Underrated Gems Of The Modern Era (1980-Present): The Kinks 'Give The People What They Want'!

It should go without saying that Give The People What They Want isn't just a decent album by a sixties band stuck in an eighties world, but also the last truly great album of the "pre-MTV" age, but since it doesn't yet go without saying, here I go:

Released into the world quite literally on the cusp of MTV's launch (August 1981), it stands as the last truly innocent album, for which no thought was given to whether a song needed a $125,000 concept video to be a hit.

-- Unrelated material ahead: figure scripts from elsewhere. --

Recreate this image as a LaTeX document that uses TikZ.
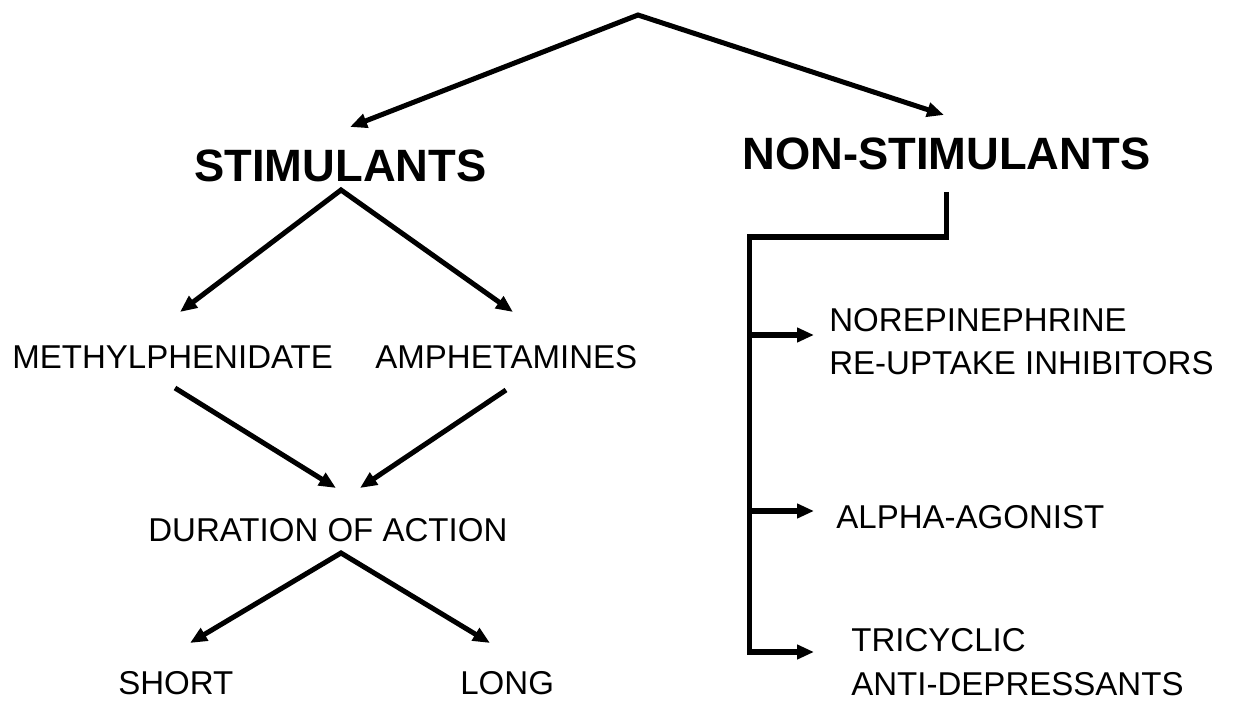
\documentclass[tikz,border=0pt]{standalone}
\usepackage{fontspec}
\setmainfont{Liberation Sans}
\usetikzlibrary{arrows.meta}

\begin{document}
\begin{tikzpicture}[x=0.02cm, y=-0.02cm,
    arr/.style={line width=2.85pt, -{Triangle[length=0.34cm, width=0.28cm]}},
    arrtwo/.style={line width=2.85pt, {Triangle[length=0.34cm, width=0.28cm]}-{Triangle[length=0.34cm, width=0.28cm]}},
    lbl/.style={anchor=west, inner sep=0pt, font=\fontsize{18.8}{22}\selectfont},
    head/.style={anchor=west, inner sep=0pt, font=\fontsize{25.8}{30}\selectfont\bfseries}]
    \useasboundingbox (0,0) rectangle (1238,702);
    % Labels:
    \node[head] (stim) at (194,166) {STIMULANTS};
    \node[head] (nonstim) at (742,154) {NON-STIMULANTS};
    \node[lbl] (meth) at (12,357) {METHYLPHENIDATE};
    \node[lbl] (amph) at (375,357) {AMPHETAMINES};
    \node[lbl] (dur) at (148,530) {DURATION OF ACTION};
    \node[lbl] (short) at (118,683) {SHORT};
    \node[lbl] (long) at (460,683) {LONG};
    \node[lbl] (norA) at (829,320) {NOREPINEPHRINE};
    \node[lbl] (norB) at (829,363) {RE-UPTAKE INHIBITORS};
    \node[lbl] (alpha) at (836,517) {ALPHA-AGONIST};
    \node[lbl] (triA) at (851,640) {TRICYCLIC};
    \node[lbl] (triB) at (851,684) {ANTI-DEPRESSANTS};
    % Ends of the connectors:
    \coordinate (top) at (638,15);
    \coordinate (tStim) at (350,127);
    \coordinate (tNon) at (944,115);
    \coordinate (sApex) at (341,190);
    \coordinate (tMeth) at (180,312);
    \coordinate (tAmph) at (513,312);
    \coordinate (fMeth) at (175,388);
    \coordinate (fAmph) at (506,390);
    \coordinate (tDurL) at (336,488);
    \coordinate (tDurR) at (360,488);
    \coordinate (dApex) at (341,553);
    \coordinate (tShort) at (190,643);
    \coordinate (tLong) at (490,643);
    \coordinate (bTop) at (946,192);
    \coordinate (bLeft) at (749,237);
    \coordinate (bNor) at (749,335);
    \coordinate (bAlpha) at (749,511);
    \coordinate (tNor) at (814,335);
    \coordinate (tAlpha) at (814,511);
    \coordinate (tTri) at (814,652);
    % Arrows:
    \draw[arrtwo] (tStim) -- (top) -- (tNon);
    \draw[arrtwo] (tMeth) -- (sApex) -- (tAmph);
    \draw[arr] (fMeth) -- (tDurL);
    \draw[arr] (fAmph) -- (tDurR);
    \draw[arrtwo] (tShort) -- (dApex) -- (tLong);
    \draw[arr] (bTop) |- (bLeft) |- (tTri);
    \draw[arr] (bNor) -- (tNor);
    \draw[arr] (bAlpha) -- (tAlpha);
\end{tikzpicture}
\end{document}
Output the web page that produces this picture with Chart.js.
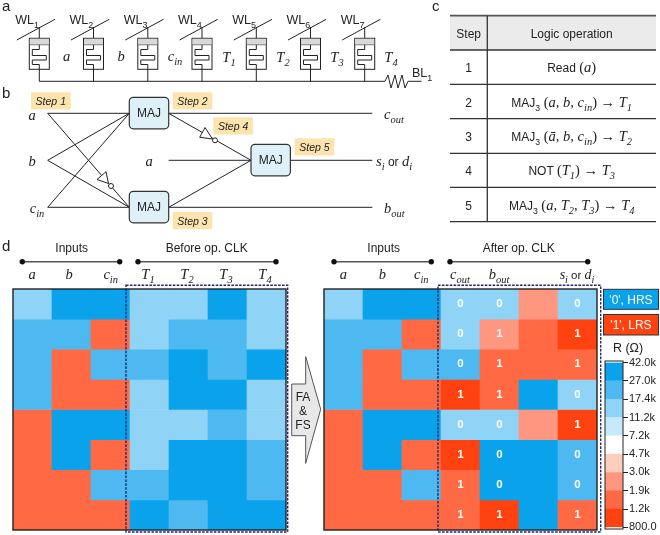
<!DOCTYPE html>
<html>
<head>
<meta charset="utf-8">
<title>Full adder / subtractor memristor logic</title>
<script src="https://cdn.jsdelivr.net/npm/chart.js@4"></script>
<style>
  html, body { margin: 0; padding: 0; background: #fff; }
  #page { position: relative; width: 660px; height: 535px; overflow: hidden; }
  canvas { position: absolute; }
  #heatBefore { left: 13px; top: 289px; }
  #heatAfter { left: 324px; top: 289px; }
  #colorbar { left: 605px; top: 355px; }
  svg { position: absolute; left: 0; top: 0; }
</style>
</head>
<body>
<div id="page">
  <canvas id="heatBefore" width="273" height="241"></canvas>
  <canvas id="heatAfter" width="273" height="241"></canvas>
  <canvas id="colorbar" width="55" height="180"></canvas>
  <svg id="overlay" width="660" height="535" xmlns="http://www.w3.org/2000/svg"></svg>
</div>
<script>
// Resistance (ohm), top row first
const inA = [14000, 21000, 21000, 21000, 1500, 1500, 1500, 1500];
const inB = [33000, 21000, 1500, 1500, 33000, 33000, 1500, 1500];
const inC = [33000, 1500, 21000, 1500, 33000, 1500, 21000, 1500];

const beforeT1 = [14000, 14000, 21000, 14000, 14000, 14000, 21000, 33000];
const beforeT2 = [14000, 21000, 33000, 33000, 14000, 33000, 33000, 21000];
const beforeT3 = [33000, 21000, 21000, 33000, 21000, 33000, 33000, 33000];
const beforeT4 = [14000, 14000, 33000, 14000, 14000, 21000, 21000, 33000];

const afterCout = [14000, 14000, 21000, 1000, 14000, 1000, 1500, 1500];
const afterBout = [14000, 2400, 1500, 1500, 14000, 33000, 33000, 1000];
const afterT3 = [2400, 1500, 1500, 33000, 2400, 33000, 33000, 33000];
const afterSum = [14000, 1000, 1500, 14000, 1000, 21000, 21000, 1500];

const bitsCout = ['0', '0', '0', '1', '0', '1', '1', '1'];
const bitsBout = ['0', '1', '1', '1', '0', '0', '0', '1'];
const bitsSum = ['0', '1', '1', '0', '1', '0', '0', '1'];

// Colour scale, bottom to top
const scaleTicks = ['800.0', '1.2k', '1.9k', '3.0k', '4.7k', '7.2k', '11.2k', '17.4k', '27.0k', '42.0k'];
const scaleEdges = [800, 1200, 1900, 3000, 4700, 7200, 11200, 17400, 27000, 42000];
const scaleColors = ['#ff4210', '#ff6a45', '#ff9680', '#fbcfbc', '#ffffff', '#c6e9fb', '#8fd3f6', '#4db9f0', '#0aa2ea'];

const rowIndex = [0, 1, 2, 3, 4, 5, 6, 7];

function colorFor(value) {
    for (let i = 0; i < scaleColors.length; i++) {
        if (value < scaleEdges[i + 1]) return scaleColors[i];
    }
    return scaleColors[scaleColors.length - 1];
}

const cellText = {
    id: 'cellText',
    afterDatasetsDraw(chart, args, opts) {
        if (!opts.bits) return;
        const ctx = chart.ctx;
        ctx.save();
        ctx.fillStyle = '#fff';
        ctx.font = 'bold 11.5px "Liberation Sans"';
        ctx.textAlign = 'center';
        ctx.textBaseline = 'middle';
        opts.bits.forEach((col, c) => {
            if (!col) return;
            col.forEach((bit, r) => {
                const bar = chart.getDatasetMeta(r).data[c];
                ctx.fillText(bit, bar.x, (bar.y + bar.base) / 2);
            });
        });
        ctx.restore();
    }
};

function drawHeatmap(id, columns, bits) {
    new Chart(document.getElementById(id), {
        type: 'bar',
        data: {
            labels: columns.map((c, i) => i),
            datasets: rowIndex.map(r => ({
                data: columns.map(() => [r, r + 1]),
                backgroundColor: columns.map(c => colorFor(c[r])),
                borderWidth: 0,
                categoryPercentage: 1,
                barPercentage: 1,
                grouped: false
            }))
        },
        options: {
            responsive: false,
            animation: false,
            layout: { padding: 0 },
            plugins: { legend: { display: false }, tooltip: { enabled: false }, cellText: { bits } },
            scales: {
                x: { display: false },
                y: { display: false, reverse: true, min: 0, max: 8 }
            }
        },
        plugins: [cellText]
    });
}

drawHeatmap('heatBefore', [inA, inB, inC, beforeT1, beforeT2, beforeT3, beforeT4]);
drawHeatmap('heatAfter', [inA, inB, inC, afterCout, afterBout, afterT3, afterSum],
    [null, null, null, bitsCout, bitsBout, null, bitsSum]);

new Chart(document.getElementById('colorbar'), {
    type: 'bar',
    data: {
        labels: ['R'],
        datasets: scaleColors.map((color, i) => ({
            data: [[i, i + 1]],
            backgroundColor: color,
            borderWidth: 0,
            categoryPercentage: 1,
            barPercentage: 1,
            grouped: false
        }))
    },
    options: {
        responsive: false,
        animation: false,
        layout: { padding: { top: 6, bottom: 6, left: 0, right: 0 } },
        plugins: { legend: { display: false }, tooltip: { enabled: false } },
        scales: {
            x: { display: false },
            y: {
                position: 'right',
                min: 0,
                max: 9,
                afterFit: scale => { scale.width = 37; },
                grid: { drawOnChartArea: false, color: '#222', tickLength: 5, tickWidth: 1 },
                border: { display: false },
                ticks: {
                    stepSize: 1,
                    padding: 1,
                    color: '#222',
                    autoSkip: false,
                    font: { family: '"Liberation Sans"', size: 11 },
                    callback: v => scaleTicks[v]
                }
            }
        }
    }
});

// Schematics and labels around the charts
const SANS = '"Liberation Sans"';
const SERIF = '"Liberation Serif"';
let svg = '';

function line(x1, y1, x2, y2, color = '#222', w = 1) {
    svg += `<line x1="${x1}" y1="${y1}" x2="${x2}" y2="${y2}" stroke="${color}" stroke-width="${w}"/>`;
}

function rect(x, y, w, h, fill, stroke = 'none', sw = 1, rx = 0, extra = '') {
    svg += `<rect x="${x}" y="${y}" width="${w}" height="${h}" fill="${fill}" stroke="${stroke}" stroke-width="${sw}" rx="${rx}" ${extra}/>`;
}

// parts: [text, kind]; s sans, r upright serif, m italic serif, ms and ss are subscripts
function label(x, y, parts, size = 12, anchor = 'middle', fill = '#222', sansSize = size) {
    if (typeof parts === 'string') parts = [[parts, 's']];
    let spans = '';
    let shift = 0;
    parts.forEach(([text, kind]) => {
        const isSub = kind === 'ms' || kind === 'ss';
        const drop = isSub ? size * 0.28 : 0;
        const family = kind[0] === 's' ? SANS : SERIF;
        const italic = kind[0] === 'm' ? 'font-style="italic"' : '';
        const base = kind[0] === 's' ? sansSize : size;
        const fs = isSub ? base * 0.72 : base;
        spans += `<tspan dy="${drop - shift}" font-family='${family}' font-size="${fs}" ${italic} xml:space="preserve">${text}</tspan>`;
        shift = drop;
    });
    svg += `<text x="${x}" y="${y}" text-anchor="${anchor}" fill="${fill}" xml:space="preserve">${spans}</text>`;
}

const mathSize = 14.5;
const cIn = [['c', 'm'], ['in', 'ms']];

// panel letters
label(2, 11, 'a', 15, 'start');
label(2, 98, 'b', 15, 'start');
label(2, 250.7, 'd', 15, 'start');
label(432, 10.5, 'c', 15, 'start');

// panel a
const cellX = [39.3, 93.5, 147.8, 202, 256.3, 310.5, 364.7];
const cellNames = ['1', '2', '3', '4', '5', '6', '7'];
cellX.forEach((cx, i) => {
    line(cx, 27, cx, 38.3);
    line(cx - 22.5, 40, cx + 15.7, 19.3);
    rect(cx - 10, 38.3, 20, 31, '#fff', '#222', 1);
    rect(cx - 9.5, 38.8, 19, 6, '#d9d9d9');
    line(cx - 10, 44.8, cx + 10, 44.8, '#555', 0.7);
    svg += `<path d="M${cx} 44.8V49.5H${cx - 7}V55.5H${cx + 7}V60H${cx - 7}V64.5H${cx}V69.3" fill="none" stroke="#222" stroke-width="1"/>`;
    line(cx, 69.3, cx, 81.3);
    label(cx - 24, 24, [['WL', 's'], [cellNames[i], 'ss']], 12.5, 'start');
});
line(39.3, 81.3, 385, 81.3);
svg += '<polyline points="385,81.3 388,75 391,88 395,75 398,88 402,75 405,88 408,81.3 421.5,81.3" fill="none" stroke="#222" stroke-width="1"/>';
label(412, 77, [['BL', 's'], ['1', 'ss']], 12.5, 'start');
label(66.7, 61, [['a', 'm']], mathSize);
label(121, 61, [['b', 'm']], mathSize);
label(175, 61, cIn, mathSize);
label(229, 62, [['T', 'm'], ['1', 'ms']], mathSize);
label(283, 62, [['T', 'm'], ['2', 'ms']], mathSize);
label(337, 62, [['T', 'm'], ['3', 'ms']], mathSize);
label(391, 62, [['T', 'm'], ['4', 'ms']], mathSize);

// panel b wires
line(47.7, 113.3, 129.3, 113.3);
line(47.7, 113.3, 129.3, 207.3);
line(47.7, 160.3, 129.3, 113.3);
line(47.7, 160.3, 129.3, 207.3);
line(47.7, 207.3, 129.3, 113.3);
line(47.7, 207.3, 129.3, 207.3);
line(168.7, 113.3, 372.3, 113.3);
line(168.7, 113.3, 251, 160.3);
line(168.7, 160.3, 251, 160.3);
line(290.3, 160.3, 372.3, 160.3);
line(168.7, 207.3, 372.3, 207.3);
line(168.7, 207.3, 251, 160.3);

// inverters
svg += '<polygon points="97,179.5 106,171.7 108.5,183.5" fill="#fff" stroke="#222" stroke-width="1"/><circle cx="111" cy="186" r="2.5" fill="#fff" stroke="#222"/>';
svg += '<polygon points="205,127.5 199.7,137.3 212.5,139" fill="#fff" stroke="#222" stroke-width="1"/><circle cx="215" cy="140.3" r="2.5" fill="#fff" stroke="#222"/>';

[[129.3, 97.3], [129.3, 191.3], [251, 144.3]].forEach(([x, y]) => {
    rect(x, y, 39.4, 31.5, '#def0f8', '#333', 1.2, 4);
    label(x + 19.7, y + 20, 'MAJ', 12);
});

[['Step 1', 31, 92.3], ['Step 2', 172.7, 92.3], ['Step 3', 172.7, 212], ['Step 4', 213.3, 117.3], ['Step 5', 294.7, 138.3]].forEach(([t, x, y]) => {
    rect(x, y, 39.6, 17.2, '#fde3ae');
    svg += `<text x="${x + 19.8}" y="${y + 12.5}" text-anchor="middle" font-family='${SANS}' font-style="italic" font-size="10.5" fill="#222">${t}</text>`;
});

label(32, 119.5, [['a', 'm']], mathSize);
label(32, 165.5, [['b', 'm']], mathSize);
label(37, 213, cIn, mathSize);
label(149, 165.5, [['a', 'm']], mathSize);
label(384, 119, [['c', 'm'], ['out', 'ms']], mathSize, 'start');
label(384, 213, [['b', 'm'], ['out', 'ms']], mathSize, 'start');
label(376, 166, [['s', 'm'], ['i', 'ms'], [' or ', 's'], ['d', 'm'], ['i', 'ms']], mathSize, 'start', '#222', 12);

// panel c table
rect(450, 16, 206, 34, '#ebebeb');
line(450, 15.7, 656, 15.7, '#555', 1.8);
[50, 84.3, 118.7, 153.3, 187.3, 221.7].forEach(y => line(450, y, 656, y, '#333', 1.3));
line(487.3, 15.7, 487.3, 221.7, '#333', 1.3);
label(468.7, 38, 'Step');
label(571.7, 38, 'Logic operation');

const tableSteps = ['1', '2', '3', '4', '5'];
const tableRows = [
    [['Read ', 's'], ['(', 'r'], ['a', 'm'], [')', 'r']],
    [['MAJ', 's'], ['3', 'ss'], [' (', 'r'], ['a, b, c', 'm'], ['in', 'ms'], [') → ', 'r'], ['T', 'm'], ['1', 'ms']],
    [['MAJ', 's'], ['3', 'ss'], [' (', 'r'], ['ā, b, c', 'm'], ['in', 'ms'], [') → ', 'r'], ['T', 'm'], ['2', 'ms']],
    [['NOT ', 's'], ['(', 'r'], ['T', 'm'], ['1', 'ms'], [') → ', 'r'], ['T', 'm'], ['3', 'ms']],
    [['MAJ', 's'], ['3', 'ss'], [' (', 'r'], ['a, T', 'm'], ['2', 'ms'], [', ', 'r'], ['T', 'm'], ['3', 'ms'], [') → ', 'r'], ['T', 'm'], ['4', 'ms']]
];
const tableY = [72, 106.5, 141, 175.3, 209.5];
tableSteps.forEach((s, i) => {
    label(468.7, tableY[i], s);
    label(571.7, tableY[i], tableRows[i], 14.5, 'middle', '#222', 12);
});

// panel d headers
function bracket(x1, x2, y) {
    line(x1, y, x2, y, '#555', 1.6);
    svg += `<circle cx="${x1}" cy="${y}" r="2.7" fill="#111"/><circle cx="${x2}" cy="${y}" r="2.7" fill="#111"/>`;
}
label(71.7, 252, 'Inputs');
label(206.7, 252, 'Before op. CLK');
bracket(22.3, 119.7, 261.7);
bracket(138, 276, 261.7);
label(383.7, 252, 'Inputs');
label(518.7, 252, 'After op. CLK');
bracket(334, 431.3, 261.7);
bracket(450, 587.7, 261.7);

const rowLabelY = 279;
label(32, rowLabelY, [['a', 'm']], mathSize);
label(69, rowLabelY, [['b', 'm']], mathSize);
label(110.7, rowLabelY, cIn, mathSize);
label(148, rowLabelY, [['T', 'm'], ['1', 'ms']], mathSize);
label(187, rowLabelY, [['T', 'm'], ['2', 'ms']], mathSize);
label(226, rowLabelY, [['T', 'm'], ['3', 'ms']], mathSize);
label(265, rowLabelY, [['T', 'm'], ['4', 'ms']], mathSize);
label(343.3, rowLabelY, [['a', 'm']], mathSize);
label(382.3, rowLabelY, [['b', 'm']], mathSize);
label(421.3, rowLabelY, cIn, mathSize);
label(460, rowLabelY, [['c', 'm'], ['out', 'ms']], mathSize);
label(499, rowLabelY, [['b', 'm'], ['out', 'ms']], mathSize);
label(577, rowLabelY, [['s', 'm'], ['i', 'ms'], [' or ', 's'], ['d', 'm'], ['i', 'ms']], 14, 'middle', '#222', 11.5);

// heatmap frames and dashed boxes
rect(13, 289, 273, 241, 'none', '#222', 1.4);
rect(324, 289, 273, 241, 'none', '#222', 1.4);
rect(126, 285.3, 161.7, 246.7, 'none', '#1c2a72', 1.4, 0, 'stroke-dasharray="2.6 1.3"');
rect(438, 285.3, 162.7, 246.7, 'none', '#1c2a72', 1.4, 0, 'stroke-dasharray="2.6 1.3"');

// arrow
svg += '<polygon points="291.7,384 305.7,384 305.7,356.7 320.7,409.3 305.7,463.3 305.7,435.7 291.7,435.7" fill="#e8e8e8" stroke="#555" stroke-width="1"/>';
label(303, 400.5, 'FA', 12);
label(303, 414.5, '&amp;', 12);
label(303, 428.5, 'FS', 12);

// legend boxes and colour bar frame
rect(603.5, 289.3, 55, 20, '#0aa2ea', '#333', 1);
label(631, 304, "'0', HRS", 12, 'middle', '#fff');
rect(603.5, 314.5, 55, 20.5, '#ff4210', '#333', 1);
label(631, 329, "'1', LRS", 12, 'middle', '#fff');
label(628, 352, [['R (Ω)', 's']], 12.5);
rect(605, 361, 18, 168, 'none', '#222', 1);

document.getElementById('overlay').innerHTML = svg;
</script>
</body>
</html>
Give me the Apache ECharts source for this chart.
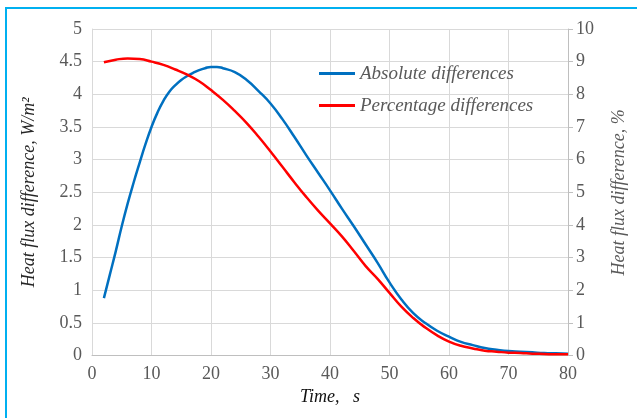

Sadly, it would become a serious concern by the time of their next album, but the band handled it like the champs that they are and had their biggest worldwide hit ever ("Come Dancing", anybody?).

Of course, fluke that it was, the band would never reach such heights again.

In 1981, though, the Ray Davies that had written, produced and released Give The People What They Want into the world had no idea any of this was to come.

It is that last breath of innocence, jaded though it may be, that makes the album so great.

Even as Davies rails against the corporate mergers that render a once-influential rock DJ obsolete or the court machinations that tear a daughter away from her father, we soon realized that a bigger tsunami would have wiped them all out anyway: MTV.

While radio has certainly "stuck around", the once-thriving medium was an absolute Goliath throughout the '70s as the thousands of regional ma-and-pa stations that gave this country its unique flavor from state to state took a serious hit, from which they never recovered.

Sure, there may have been extenuating circumstances, but MTV created the very environment for those circumstances to take root and fester, ultimately rotting out the whole damn industry.

In other words, the friendly environs within the otherwise ma-and-pa world of rock radio (think WKRP minus the "flying turkeys") that had helped rejuvenate the Kinks career in the late '70's would, by the mid 80's, go the way of the dodo bird and the esoteric genius of albums like Waterloo Sunset and Village Green Preservation Society would be lost on a video generation.

What's so refreshingly honest about Give The People What They Want is that Ray finally applies his lyrical storytelling "genius" to himself, coming up with a gaggle of characters that look and sound very much like him, albeit with an American bent.  In a way, Ray had moved from quaint '70s working-class Musberry Hill to New York's Lower East Side circa '81.

"Art Lover", the album's dark-horse track, most certainly takes place in Central Park, where the song's subject sings of admiring young girls in the park and wanting to take them home. When performed on Saturday Night Live in 1981, the song received no media outrage over the song's subject matter, where, in today's world, it might never be performed at all.

There is obviously much more conventional fare throughout: "Destroyer" (about a paranoid schizophrenic), "Around The Dial" (about that favorite radio DJ we alluded to earlier), "Killer's Eyes" (a woman realizes only too late the man she loves is a bad, bad man). and its all presented in a stadium-friendly rock format thanks to Dave Davies' ripping riffs and Mick Avory's thunderously in-the-pocket drumming.

The result are songs that can be appreciated by the "rock crowd" without a need to leave your brain at the door.

Sadly, British fans of the day got the short end of the stick and would be deprived of this gem for another six months after Ray Davies took one look at this MTV thing and suddenly wanted to make an album-length video for Give The People What They Want. Only after financing fizzled on the project did Davies finally let the thing out in the UK.

In the end, not a single video was filmed for the album.